Trabalhador infatigável, sempre o primeiro
a iniciar o trabalho e o último a deixá-lo, Allan Kardec sucumbiu a 31 de março
de 1869, em meio dos preparativos para mudar de domicílio, como lhe exigia a
extensão considerável das múltiplas ocupações. Numerosas obras, que tinha em
mão, ou que só esperavam oportunidade para vir a lume, provar-lhe-ão um dia a
magnitude das concepções. Morreu como viveu: trabalhando. Desde longos anos
sofria do coração, que reclamava, como meio de cura, o repouso intelectual, com
pequena atividade material. Ele, porém, inteiramente entregue às obras,
negava-se a tudo o que lhe roubasse um instante das suas ocupações de
predileção. Nele, como em todas as almas de boa têmpera, a lima do trabalho
gastou o aço do invólucro. O corpo, entorpecido, recusava-lhe os serviços; mas
o espírito, cada vez mais vivaz, mais enérgico, mais fecundo, alargava-lhe o
círculo da atividade. Na luta desigual a matéria nem sempre podia resistir.

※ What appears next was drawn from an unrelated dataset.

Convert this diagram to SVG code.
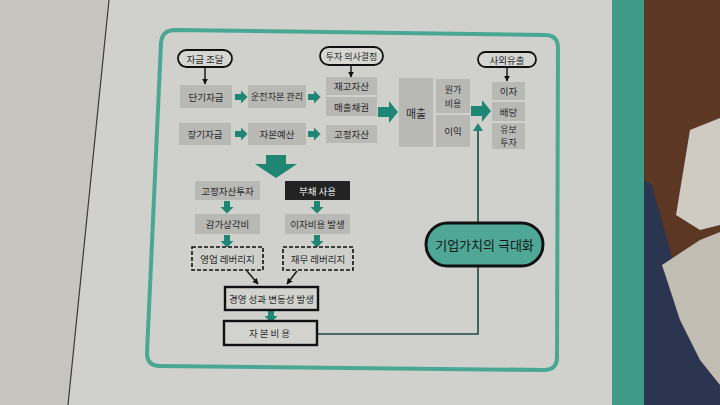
<svg xmlns="http://www.w3.org/2000/svg" xmlns:xlink="http://www.w3.org/1999/xlink" width="720" height="405" viewBox="0 0 720 405">
<style>
text{font-family:"Noto Sans CJK KR","Noto Sans",sans-serif;fill:#2a2a2a;font-size:9.5px;text-anchor:middle;dominant-baseline:central}
.sm{font-size:9px}
.box{fill:#b8b8b5}
.pill{fill:#d6d7d3;stroke:#111;stroke-width:1.8}
.dash{fill:#cfd0cc;stroke:#111;stroke-width:1.6;stroke-dasharray:4 2}
.solid{fill:#d2d3cf;stroke:#111;stroke-width:2.4}
.ga{fill:#1e8672}
.bl{stroke:#111;stroke-width:1.4;fill:none;marker-end:url(#bh)}
</style>
<defs>
<marker id="bh" viewBox="0 0 10 10" refX="9" refY="5" markerWidth="6" markerHeight="6" orient="auto" markerUnits="userSpaceOnUse"><path d="M0,0 L10,5 L0,10 Z" fill="#111"/></marker>
<path id="sa" d="M-6,-3 H0 V-6.5 L6.5,0 L0,6.5 V3 H-6 Z"/>
<path id="ba" d="M-10,-5 H1 V-11 L10,0 L1,11 V5 H-10 Z"/>
</defs>
<!-- background -->
<rect x="0" y="0" width="720" height="405" fill="#d0d1cd"/>
<path d="M0,0 H109 L68,405 H0 Z" fill="#c6c5bf"/>
<path d="M109,0 L68,405" stroke="#3a3a36" stroke-width="1.2"/>
<rect x="612" y="0" width="32" height="405" fill="#3f9a88"/>
<rect x="644" y="0" width="76" height="405" fill="#5b3724"/>
<path d="M644,180 L652,185 L670,250 L700,330 L720,360 V405 H644 Z" fill="#2c3550"/>
<path d="M676,215 L690,130 L720,118 V225 L700,230 Z" fill="#cfcbc2"/>
<path d="M662,265 L700,240 L720,232 V385 L700,360 L680,320 Z" fill="#c2bdb2"/>
<!-- frame -->
<path d="M175,30 L545,35 Q558,35 558,48 L557,357 Q557,370 544,370 L160,366 Q147,366 147,353 L161,43 Q162,30 175,30 Z" fill="none" stroke="#4aa892" stroke-width="4"/>

<g id="connectors">
<line class="bl" x1="205" y1="67" x2="205" y2="84"/>
<line class="bl" x1="351" y1="65" x2="351" y2="77"/>
<line class="bl" x1="507" y1="67" x2="507" y2="81"/>
<use href="#sa" class="ga" x="241" y="97"/>
<use href="#sa" class="ga" x="314" y="97"/>
<use href="#sa" class="ga" x="241" y="134"/>
<use href="#sa" class="ga" x="314" y="134"/>
<use href="#ba" class="ga" x="388" y="112"/>
<use href="#ba" class="ga" x="481" y="111"/>
<path class="ga" d="M266,155 H286 V164 H297 L276,178 L255,164 H266 Z"/>
<use href="#sa" class="ga" transform="translate(227,207) rotate(90)"/>
<use href="#sa" class="ga" transform="translate(317,207) rotate(90)"/>
<use href="#sa" class="ga" transform="translate(227,241) rotate(90)"/>
<use href="#sa" class="ga" transform="translate(317,241) rotate(90)"/>
<line class="bl" x1="247" y1="271" x2="258" y2="284"/>
<line class="bl" x1="297" y1="271" x2="287" y2="284"/>
<use href="#sa" class="ga" transform="translate(271,316) rotate(90)"/>
<path d="M317,334 H478 V130" fill="none" stroke="#1c4a40" stroke-width="1.6"/>
<path class="ga" d="M473,131 L478,123 L483,131 Z"/>
</g>

<g id="n-jageum"><rect class="pill" x="178" y="50" width="54" height="17" rx="8.5"/><text x="205" y="58.5">자금 조달</text></g>
<g id="n-tuja"><rect class="pill" x="320" y="47" width="63" height="18" rx="9"/><text x="351.5" y="56" class="sm">투자 의사결정</text></g>
<g id="n-saoe"><rect class="pill" x="478" y="52" width="58" height="15" rx="7.5"/><text x="507" y="59.5">사외유출</text></g>

<g id="n-dangi"><rect class="box" x="180" y="85" width="52" height="23"/><text x="206" y="96.5">단기자금</text></g>
<g id="n-unjeon"><rect class="box" x="248" y="85" width="58" height="23"/><text x="277" y="96.5" class="sm" textLength="52" lengthAdjust="spacingAndGlyphs">운전자본 관리</text></g>
<g id="n-janggi"><rect class="box" x="179" y="123" width="52" height="22"/><text x="205" y="134">장기자금</text></g>
<g id="n-jabonyesan"><rect class="box" x="248" y="123" width="58" height="22"/><text x="277" y="134">자본예산</text></g>
<g id="n-jaego"><rect class="box" x="326" y="77" width="51" height="18"/><text x="351.5" y="86">재고자산</text></g>
<g id="n-maechulchae"><rect class="box" x="326" y="97" width="51" height="19"/><text x="351.5" y="106.5">매출채권</text></g>
<g id="n-gojeong"><rect class="box" x="326" y="125" width="51" height="18"/><text x="351.5" y="134">고정자산</text></g>
<g id="n-maechul"><rect class="box" x="399" y="78" width="34" height="69"/><text x="416" y="112.5" style="font-size:11px">매출</text></g>
<g id="n-wonga"><rect class="box" x="436" y="79" width="34" height="34"/><text x="453" y="89" class="sm">원가</text><text x="453" y="103" class="sm">비용</text></g>
<g id="n-iik"><rect class="box" x="436" y="115" width="34" height="32"/><text x="453" y="131">이익</text></g>
<g id="n-ija"><rect class="box" x="492" y="82" width="33" height="18"/><text x="508.5" y="91">이자</text></g>
<g id="n-baedang"><rect class="box" x="492" y="102" width="33" height="19"/><text x="508.5" y="111.5">배당</text></g>
<g id="n-yubo"><rect class="box" x="492" y="123" width="33" height="26"/><text x="508.5" y="129" class="sm">유보</text><text x="508.5" y="142.5" class="sm">투자</text></g>

<g id="n-gojeongtuja"><rect class="box" x="195" y="181" width="65" height="19"/><text x="227.5" y="190.5">고정자산투자</text></g>
<g id="n-buchae"><rect x="285" y="181" width="65" height="19" fill="#232323"/><text x="317.5" y="190.5" style="fill:#f0f0f0">부채 사용</text></g>
<g id="n-gamga"><rect class="box" x="195" y="214" width="65" height="20"/><text x="227.5" y="224">감가상각비</text></g>
<g id="n-ijabiyong"><rect class="box" x="285" y="214" width="65" height="20"/><text x="317.5" y="224">이자비용 발생</text></g>
<g id="n-yeongeop"><rect class="dash" x="192" y="247" width="71" height="23"/><text x="227.5" y="258.5">영업 레버리지</text></g>
<g id="n-jaemu"><rect class="dash" x="283" y="247" width="70" height="23"/><text x="318" y="258.5">재무 레버리지</text></g>
<g id="n-gyeongyeong"><rect class="solid" x="225" y="287" width="93" height="23"/><text x="271.5" y="298.5">경영 성과 변동성 발생</text></g>
<g id="n-jabonbiyong"><rect class="solid" x="224" y="321" width="93" height="24"/><text x="270.5" y="333" style="letter-spacing:2px">자본비용</text></g>
<g id="n-giup"><rect x="426" y="223" width="117" height="43" rx="21.5" fill="#4fa895" stroke="#111" stroke-width="3"/><text x="484.5" y="244.5" style="font-size:13px;fill:#151515">기업가치의 극대화</text></g>
</svg>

Um dia foi vencida: o aneurisma rompeu-se
e Allan Kardec caiu fulminado. Um homem desapareceu da terra, mas o seu grande
nome tomou lugar entre as ilustrações do século e um culto espírito foi
retemperar-se no infinito, onde aqueles, que ele próprio havia consolado e
esclarecido, lhe esperavam a volta com impaciência. "A morte, dizia mui
recentemente, a morte amiúda os golpes na falange dos homens ilustres!... A
quem virá ela agora libertar?" Foi ele, depois de tantos outros,
retemperar-se no espaço e buscar outros elementos para renovar o organismo
gasto pôr uma vida de labores incessantes. Partiu com aqueles que virão a ser
os luminares da nova geração, a fim de voltar com eles para continuar e
concluir a obra que deixou confiada a mãos dedicadas. O homem deixou-nos, mas a
sua alma será sempre conosco.
É um protetor seguro, uma luz a mais, um
labutador infatigável, que foi aumentar as forças das falanges do espaço. Como
na terra, saberá moderar o zelo dos impetuosos, secundar as intenções dos sinceros
e dos desinteressados, estimular os vagarosos - saberá enfim, sem ferir a
ninguém, fazer com que todos lhe ouçam os mais convenientes conselhos. Ele vê e
reconhece agora o que ainda ontem apenas previa. Não mais está sujeito às
incertezas e aos desfalecimentos e contribuirá para participarmos das suas
convicções, fazendo-nos alcançar a meta, dirigindo-nos pelo bom caminho, tudo
nessa linguagem clara, precisa, que constitui um característico nos anais
literários.
O homem, nós o repetimos, deixou-nos, mas
Allan Kardec é imortal, e a sua memória, os trabalhos, o Espírito, estarão
sempre com aqueles que sustentarem com firmeza e elevação a bandeira, que ele
sempre soube fazer respeitar. Uma individualidade pujante construiu o
monumento. Esse monumento será para nós na Terra a personificação daquela
individualidade. Não se congregarão em torno de Allan Kardec: congregar-se-ão
em torno do Espiritismo, que é o monumento pôr ele erigido. Através dos
conselhos dele, sob a sua influência, caminharemos com passo firme para essas
fases venturosas prometidas à humanidade regenerada. (Revue Spirit. Maio 1869).